The primary challenge, though, is that there are very few practical ways for American investors to capitalize on the African opportunity: enter iShares MSCI South Africa ETF (EZA).
South Africa represents the best of both worlds, leveraging the vast natural resources of the African continent while also flaunting modern infrastructures, particularly in global transportation networks.
Unlike many other international markets in the region — which are often labeled as “frontier markets” due to their political and social instability — South Africa is a reputable name. EZA as an investment also features relatively high volume, providing another safeguard for would-be investors.
Similar to Singapore’s EWS, the EZA ETF is a beneficiary of a bullish pennant formation. In fact, EZA has successfully broken out of a pennant that formed between the middle of 2010 and the beginning of 2014. Presently, shares have encountered choppy trading, pushing EZA down for the year by a little over 1%.
Statistically, EZA’s fortune may soon change. Despite netting a soft average performance of -1.56% in the markets, similar trends in the past have yielded a 60% probability that EZA will move higher over the next three months. This highlights the resiliency of EZA shares to absorb near-term volatility in exchange for longer-term gains.

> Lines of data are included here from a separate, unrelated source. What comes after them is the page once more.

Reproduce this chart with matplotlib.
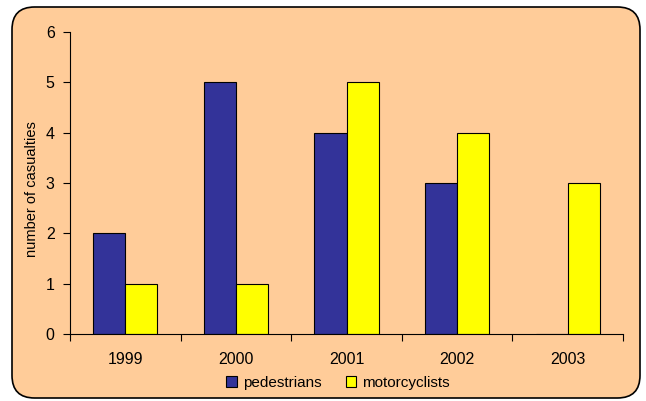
import numpy as np
import matplotlib
matplotlib.use('Agg')
import matplotlib.pyplot as plt
from matplotlib.patches import FancyBboxPatch

years = ['1999', '2000', '2001', '2002', '2003']
pedestrians = [2, 5, 4, 3, 0]
motorcyclists = [1, 1, 5, 4, 3]

plt.rcParams['font.family'] = ['Liberation Sans', 'DejaVu Sans']

bg = '#FFCC99'
fig = plt.figure(figsize=(6.46, 4.01), dpi=100)
fig.patch.set_facecolor('white')

# rounded border around the chart area, kept behind the axes
box = FancyBboxPatch((12 / 646, 3 / 401), 628 / 646, 391 / 401,
                     boxstyle='round,pad=0,rounding_size=0.035',
                     transform=fig.transFigure, facecolor=bg,
                     edgecolor='black', linewidth=1.2, mutation_aspect=646 / 401,
                     zorder=-10)
fig.patches.append(box)

ax = fig.add_axes([70 / 646, 1 - 334 / 401, 553 / 646, 302 / 401])
ax.set_facecolor('none')

x = np.arange(len(years))
w = 0.29
ax.bar(x - w / 2, pedestrians, w, color='#333399', edgecolor='black',
       linewidth=0.8, label='pedestrians')
ax.bar(x + w / 2, motorcyclists, w, color='#FFFF00', edgecolor='black',
       linewidth=0.8, label='motorcyclists')

ax.set_xlim(-0.5, len(years) - 0.5)
ax.set_ylim(0, 6)
ax.set_yticks(range(0, 7))
ax.set_xticks(x)
ax.set_xticklabels(years)
ax.set_xticks(np.arange(-0.5, len(years)), minor=True)
ax.tick_params(axis='x', which='major', length=0, pad=13, labelsize=11.5)
ax.tick_params(axis='x', which='minor', length=5, direction='out', width=0.8)
ax.tick_params(axis='y', length=5, direction='out', width=0.8, labelsize=11.5, pad=6)

for s in ['top', 'right']:
    ax.spines[s].set_visible(False)
for s in ['left', 'bottom']:
    ax.spines[s].set_linewidth(0.8)

ax.set_ylabel('number of casualties', fontsize=10.5)
ax.yaxis.set_label_coords(-0.056, 0.48)

leg = fig.legend(loc='center', bbox_to_anchor=(338 / 646, 1 - 383 / 401),
                 ncol=2, frameon=False, fontsize=11, handlelength=0.7,
                 handleheight=0.7, handletextpad=0.4, columnspacing=1.6)

fig.savefig('out.png', dpi=100, facecolor='white')
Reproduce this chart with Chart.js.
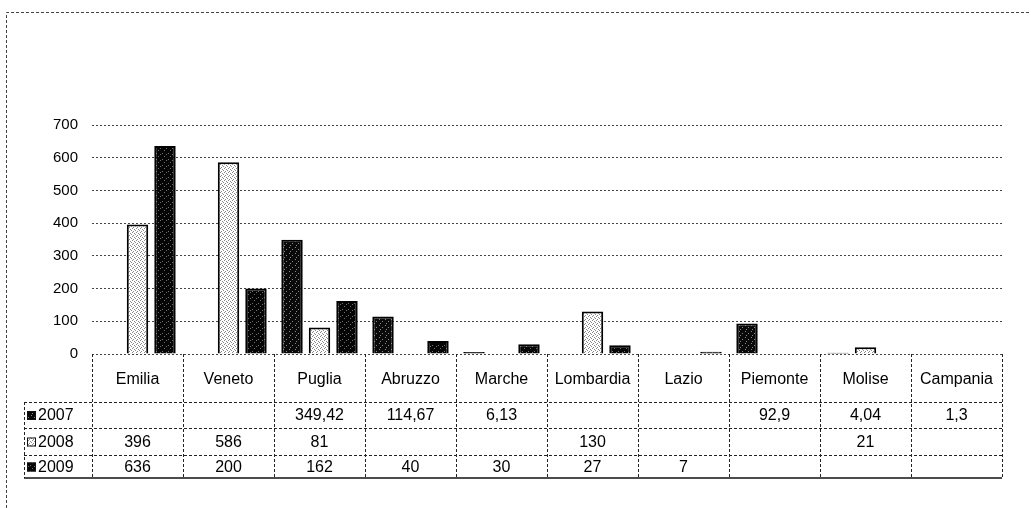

For investors that want to take smart, calculated risks, EZA offers a healthy balance between stability and profitability.
3 ETFs to Buy: iShares MSCI Japan ETF (EWJ)
There’s no arguing with performance and that is the claim to fame for iShares MSCI Japan ETF (EWJ). Although the initial shock-and-awe catalyst of “Abenomics” — whose trademark feature is undeniably the massive influx of artificial liquidity — has long since faded, the Japanese markets are still the gifts that keep on giving.
Year-to-date, the benchmark Nikkei 225 is up nearly 18%, placing Japan as one of the top international markets that consistently return strong results.
Individual stock picks that comprise part of the EWJ ETF have performed well in the markets despite the two-and-a-half years since the introduction of Abenomics. The Japanese financial sector in particular has shown great strides in building off of prior momentum, and the coming Tokyo Olympic games in 2020 underscores the fact that Japan’s resurgence is not just about cheap money.
Technically, EWJ is slightly different from the aforementioned international markets, with shares developing a bullish flag pattern. However, the implication is exactly the same, which is a continuation of optimistic sentiment.
From a statistical angle, EWJ also represents a strong case. Over the past 90 days, EWJ netted an average of 1.86% in the markets, which forecasts a 68% probability that shares will continue to swing higher through August and into September. So long as international markets don’t get riled up by unexpected dark horses, Japan appears to be a safe bet for both near-term and long-term gains.
While EWJ isn’t exactly a hidden gem, positive fundamental and technical factors make it likely that it will continue to be an outperformer.
As of this writing, Josh Enomoto did not hold a position in any of the aforementioned securities.